** Begin Data rows **

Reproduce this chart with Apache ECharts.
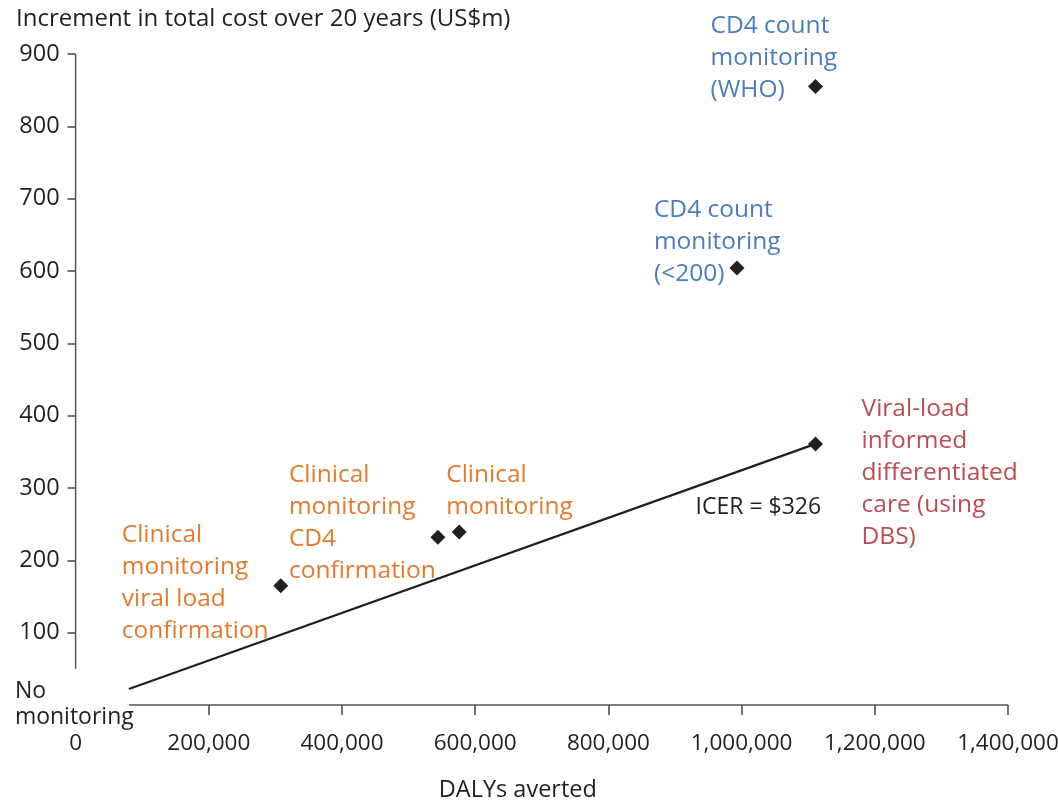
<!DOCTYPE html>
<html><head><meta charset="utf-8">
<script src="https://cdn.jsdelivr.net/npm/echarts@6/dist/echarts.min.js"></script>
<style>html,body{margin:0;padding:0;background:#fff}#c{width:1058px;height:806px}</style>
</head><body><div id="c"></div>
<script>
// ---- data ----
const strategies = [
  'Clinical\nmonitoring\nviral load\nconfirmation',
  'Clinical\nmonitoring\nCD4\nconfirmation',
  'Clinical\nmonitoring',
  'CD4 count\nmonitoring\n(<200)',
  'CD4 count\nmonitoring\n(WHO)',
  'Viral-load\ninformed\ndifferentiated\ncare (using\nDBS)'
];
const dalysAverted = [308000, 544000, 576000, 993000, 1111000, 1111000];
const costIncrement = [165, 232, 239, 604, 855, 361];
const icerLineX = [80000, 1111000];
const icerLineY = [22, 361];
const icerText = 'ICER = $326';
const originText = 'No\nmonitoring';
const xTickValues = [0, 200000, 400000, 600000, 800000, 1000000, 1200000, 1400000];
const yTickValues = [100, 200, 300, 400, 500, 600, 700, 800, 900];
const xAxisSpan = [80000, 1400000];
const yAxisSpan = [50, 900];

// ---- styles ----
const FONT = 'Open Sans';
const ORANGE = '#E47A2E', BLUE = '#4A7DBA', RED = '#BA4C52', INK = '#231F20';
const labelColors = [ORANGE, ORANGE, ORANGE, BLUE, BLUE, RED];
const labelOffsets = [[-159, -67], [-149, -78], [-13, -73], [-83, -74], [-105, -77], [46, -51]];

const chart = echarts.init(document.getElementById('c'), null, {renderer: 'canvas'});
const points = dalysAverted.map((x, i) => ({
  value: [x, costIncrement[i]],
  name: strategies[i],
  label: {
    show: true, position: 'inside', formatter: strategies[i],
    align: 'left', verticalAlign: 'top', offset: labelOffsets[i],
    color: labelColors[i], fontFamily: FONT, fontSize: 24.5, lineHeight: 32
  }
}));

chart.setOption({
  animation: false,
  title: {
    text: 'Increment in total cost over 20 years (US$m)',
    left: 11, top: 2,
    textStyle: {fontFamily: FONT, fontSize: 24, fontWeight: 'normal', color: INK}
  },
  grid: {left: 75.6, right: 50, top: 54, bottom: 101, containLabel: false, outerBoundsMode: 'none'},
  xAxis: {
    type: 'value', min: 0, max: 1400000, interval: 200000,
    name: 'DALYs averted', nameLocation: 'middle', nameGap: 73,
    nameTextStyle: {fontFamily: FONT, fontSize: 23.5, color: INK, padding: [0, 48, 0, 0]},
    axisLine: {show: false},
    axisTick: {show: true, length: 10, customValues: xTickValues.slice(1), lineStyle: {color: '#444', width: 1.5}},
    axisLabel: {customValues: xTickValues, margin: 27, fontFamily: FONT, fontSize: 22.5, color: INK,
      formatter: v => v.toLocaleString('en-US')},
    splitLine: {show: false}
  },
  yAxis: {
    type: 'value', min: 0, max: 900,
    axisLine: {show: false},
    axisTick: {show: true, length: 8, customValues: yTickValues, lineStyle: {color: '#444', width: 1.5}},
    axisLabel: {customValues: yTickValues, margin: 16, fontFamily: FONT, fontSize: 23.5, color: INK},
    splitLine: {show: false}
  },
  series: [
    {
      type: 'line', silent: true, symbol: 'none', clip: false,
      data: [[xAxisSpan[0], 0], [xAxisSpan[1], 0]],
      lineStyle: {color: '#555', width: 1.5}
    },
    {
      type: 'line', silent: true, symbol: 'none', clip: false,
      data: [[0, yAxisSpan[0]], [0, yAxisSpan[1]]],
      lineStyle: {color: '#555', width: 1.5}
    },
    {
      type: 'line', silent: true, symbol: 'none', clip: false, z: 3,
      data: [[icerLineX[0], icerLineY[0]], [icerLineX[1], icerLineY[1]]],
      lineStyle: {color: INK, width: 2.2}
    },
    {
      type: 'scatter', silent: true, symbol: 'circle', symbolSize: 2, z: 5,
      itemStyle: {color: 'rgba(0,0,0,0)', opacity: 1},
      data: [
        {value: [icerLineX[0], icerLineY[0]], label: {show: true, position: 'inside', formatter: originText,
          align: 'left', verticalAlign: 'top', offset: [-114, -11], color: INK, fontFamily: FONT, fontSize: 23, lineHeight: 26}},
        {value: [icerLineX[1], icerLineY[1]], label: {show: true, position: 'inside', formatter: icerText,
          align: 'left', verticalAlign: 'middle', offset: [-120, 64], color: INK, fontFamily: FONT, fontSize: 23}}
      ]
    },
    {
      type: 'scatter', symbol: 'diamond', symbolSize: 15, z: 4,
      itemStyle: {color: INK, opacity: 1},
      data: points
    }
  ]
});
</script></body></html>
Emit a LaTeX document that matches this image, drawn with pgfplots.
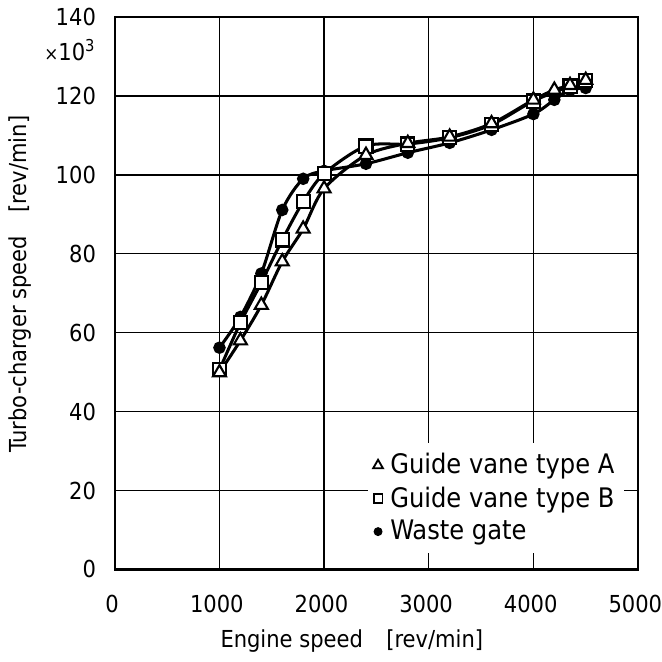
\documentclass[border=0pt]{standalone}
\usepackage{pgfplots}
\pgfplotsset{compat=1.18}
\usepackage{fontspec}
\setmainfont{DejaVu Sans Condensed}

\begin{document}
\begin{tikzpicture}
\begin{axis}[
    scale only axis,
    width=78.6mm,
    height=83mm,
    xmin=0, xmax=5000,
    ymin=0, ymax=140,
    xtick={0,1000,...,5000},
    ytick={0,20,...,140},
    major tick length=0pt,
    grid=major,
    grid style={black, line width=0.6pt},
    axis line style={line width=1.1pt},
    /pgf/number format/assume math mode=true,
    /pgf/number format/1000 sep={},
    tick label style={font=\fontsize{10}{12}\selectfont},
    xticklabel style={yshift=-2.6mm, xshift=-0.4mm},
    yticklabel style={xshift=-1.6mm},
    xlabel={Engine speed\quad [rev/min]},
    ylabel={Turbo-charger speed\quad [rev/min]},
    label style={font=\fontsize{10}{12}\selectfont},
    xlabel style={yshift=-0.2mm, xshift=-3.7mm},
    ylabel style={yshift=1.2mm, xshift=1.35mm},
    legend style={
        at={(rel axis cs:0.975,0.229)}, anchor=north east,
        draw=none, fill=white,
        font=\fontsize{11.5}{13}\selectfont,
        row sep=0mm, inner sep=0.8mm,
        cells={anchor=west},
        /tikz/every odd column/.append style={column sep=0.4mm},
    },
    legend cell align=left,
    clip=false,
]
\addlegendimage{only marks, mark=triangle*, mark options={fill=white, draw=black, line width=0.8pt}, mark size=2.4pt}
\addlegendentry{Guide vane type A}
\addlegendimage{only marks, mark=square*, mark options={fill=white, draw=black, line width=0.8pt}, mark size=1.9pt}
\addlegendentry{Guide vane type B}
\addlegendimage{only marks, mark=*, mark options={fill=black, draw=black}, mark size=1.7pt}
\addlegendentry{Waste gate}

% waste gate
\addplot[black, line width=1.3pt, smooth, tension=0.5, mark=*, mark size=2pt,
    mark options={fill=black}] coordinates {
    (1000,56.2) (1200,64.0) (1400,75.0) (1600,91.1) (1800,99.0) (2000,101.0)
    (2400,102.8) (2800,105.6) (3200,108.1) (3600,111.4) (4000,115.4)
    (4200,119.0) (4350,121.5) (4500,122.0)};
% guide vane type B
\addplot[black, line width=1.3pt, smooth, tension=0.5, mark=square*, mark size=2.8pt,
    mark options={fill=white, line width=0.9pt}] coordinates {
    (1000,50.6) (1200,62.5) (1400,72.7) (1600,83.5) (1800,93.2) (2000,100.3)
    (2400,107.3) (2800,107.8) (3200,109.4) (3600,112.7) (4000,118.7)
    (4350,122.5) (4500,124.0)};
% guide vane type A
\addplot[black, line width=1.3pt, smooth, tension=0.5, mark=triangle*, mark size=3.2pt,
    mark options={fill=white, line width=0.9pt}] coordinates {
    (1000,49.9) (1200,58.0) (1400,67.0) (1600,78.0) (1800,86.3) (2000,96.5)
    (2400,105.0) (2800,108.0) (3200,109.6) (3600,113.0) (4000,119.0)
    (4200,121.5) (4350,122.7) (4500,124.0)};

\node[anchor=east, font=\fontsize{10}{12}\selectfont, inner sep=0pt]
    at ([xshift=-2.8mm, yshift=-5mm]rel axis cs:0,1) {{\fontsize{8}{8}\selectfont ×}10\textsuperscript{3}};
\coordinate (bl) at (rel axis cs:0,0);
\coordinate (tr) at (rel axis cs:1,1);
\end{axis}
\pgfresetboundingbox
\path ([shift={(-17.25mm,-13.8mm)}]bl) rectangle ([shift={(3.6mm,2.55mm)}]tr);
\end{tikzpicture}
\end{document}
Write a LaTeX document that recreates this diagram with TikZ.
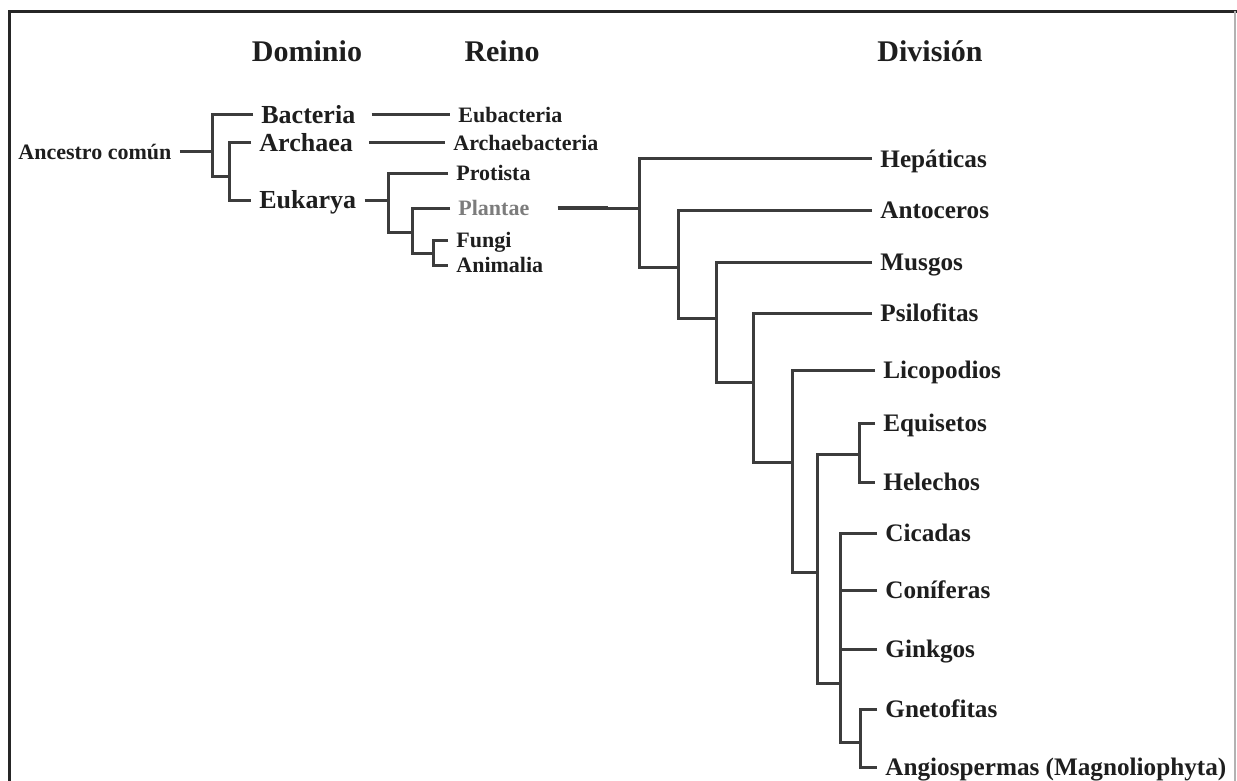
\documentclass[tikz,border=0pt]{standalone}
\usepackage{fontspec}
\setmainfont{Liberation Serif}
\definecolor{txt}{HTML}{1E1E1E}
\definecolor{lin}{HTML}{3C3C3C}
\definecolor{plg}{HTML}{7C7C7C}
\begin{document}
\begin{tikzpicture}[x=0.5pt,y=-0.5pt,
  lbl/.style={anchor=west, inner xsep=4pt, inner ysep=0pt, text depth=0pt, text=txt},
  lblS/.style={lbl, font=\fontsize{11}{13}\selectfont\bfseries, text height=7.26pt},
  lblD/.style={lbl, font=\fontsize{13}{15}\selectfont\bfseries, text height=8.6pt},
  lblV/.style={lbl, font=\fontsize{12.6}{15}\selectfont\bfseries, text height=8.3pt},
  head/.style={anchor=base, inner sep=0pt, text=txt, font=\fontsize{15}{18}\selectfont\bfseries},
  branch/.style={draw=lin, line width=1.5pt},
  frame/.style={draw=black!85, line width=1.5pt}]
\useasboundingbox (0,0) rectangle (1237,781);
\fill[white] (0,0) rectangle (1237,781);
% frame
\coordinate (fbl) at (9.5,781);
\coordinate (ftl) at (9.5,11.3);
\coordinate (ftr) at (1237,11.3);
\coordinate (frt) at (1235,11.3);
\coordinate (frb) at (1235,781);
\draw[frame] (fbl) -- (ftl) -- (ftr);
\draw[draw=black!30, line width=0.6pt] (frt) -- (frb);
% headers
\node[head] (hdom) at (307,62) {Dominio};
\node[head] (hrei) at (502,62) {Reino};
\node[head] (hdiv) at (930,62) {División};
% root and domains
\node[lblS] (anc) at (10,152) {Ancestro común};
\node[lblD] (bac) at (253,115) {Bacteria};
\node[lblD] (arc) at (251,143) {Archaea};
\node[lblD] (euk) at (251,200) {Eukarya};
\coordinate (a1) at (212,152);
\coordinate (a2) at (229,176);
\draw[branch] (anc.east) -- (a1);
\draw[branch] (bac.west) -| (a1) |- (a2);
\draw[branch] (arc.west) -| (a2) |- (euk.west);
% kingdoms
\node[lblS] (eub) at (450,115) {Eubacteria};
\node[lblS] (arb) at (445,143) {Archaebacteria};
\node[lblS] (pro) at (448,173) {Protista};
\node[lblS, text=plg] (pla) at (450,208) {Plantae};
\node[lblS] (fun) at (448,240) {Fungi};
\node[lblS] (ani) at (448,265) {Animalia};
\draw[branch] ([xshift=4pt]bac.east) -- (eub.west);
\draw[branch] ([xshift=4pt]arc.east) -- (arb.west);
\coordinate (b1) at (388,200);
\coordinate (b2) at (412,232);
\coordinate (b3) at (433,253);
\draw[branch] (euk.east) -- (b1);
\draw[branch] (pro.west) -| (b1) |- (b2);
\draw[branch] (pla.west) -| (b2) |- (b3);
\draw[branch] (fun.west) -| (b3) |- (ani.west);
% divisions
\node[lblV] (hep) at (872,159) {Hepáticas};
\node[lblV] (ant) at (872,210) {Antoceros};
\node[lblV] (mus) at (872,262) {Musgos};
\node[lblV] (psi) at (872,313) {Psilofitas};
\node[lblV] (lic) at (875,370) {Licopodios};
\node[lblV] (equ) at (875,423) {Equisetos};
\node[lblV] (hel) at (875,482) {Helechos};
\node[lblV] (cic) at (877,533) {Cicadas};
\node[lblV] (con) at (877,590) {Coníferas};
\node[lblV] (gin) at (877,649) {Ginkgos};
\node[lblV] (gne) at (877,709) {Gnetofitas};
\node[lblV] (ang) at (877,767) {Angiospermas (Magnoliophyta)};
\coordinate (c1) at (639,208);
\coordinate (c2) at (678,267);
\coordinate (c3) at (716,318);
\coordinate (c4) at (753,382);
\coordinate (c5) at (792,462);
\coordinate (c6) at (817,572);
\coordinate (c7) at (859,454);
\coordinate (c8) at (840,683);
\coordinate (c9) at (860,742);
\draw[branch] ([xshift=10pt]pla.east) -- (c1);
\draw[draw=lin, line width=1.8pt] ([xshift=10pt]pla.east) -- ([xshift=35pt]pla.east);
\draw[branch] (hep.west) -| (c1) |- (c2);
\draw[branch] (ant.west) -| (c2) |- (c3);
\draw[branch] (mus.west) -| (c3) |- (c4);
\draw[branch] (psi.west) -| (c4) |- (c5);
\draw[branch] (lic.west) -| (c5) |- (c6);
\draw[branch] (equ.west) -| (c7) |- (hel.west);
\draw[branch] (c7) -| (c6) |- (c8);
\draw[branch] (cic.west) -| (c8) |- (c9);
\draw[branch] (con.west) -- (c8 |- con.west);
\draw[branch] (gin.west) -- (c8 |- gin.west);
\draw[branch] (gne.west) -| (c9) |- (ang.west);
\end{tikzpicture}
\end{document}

** End Data rows **

Copy in full each line that holds the word "LaTeX".

**Written solution:**
Emit a LaTeX document that matches this image, drawn with pgfplots.
Write a LaTeX document that recreates this diagram with TikZ.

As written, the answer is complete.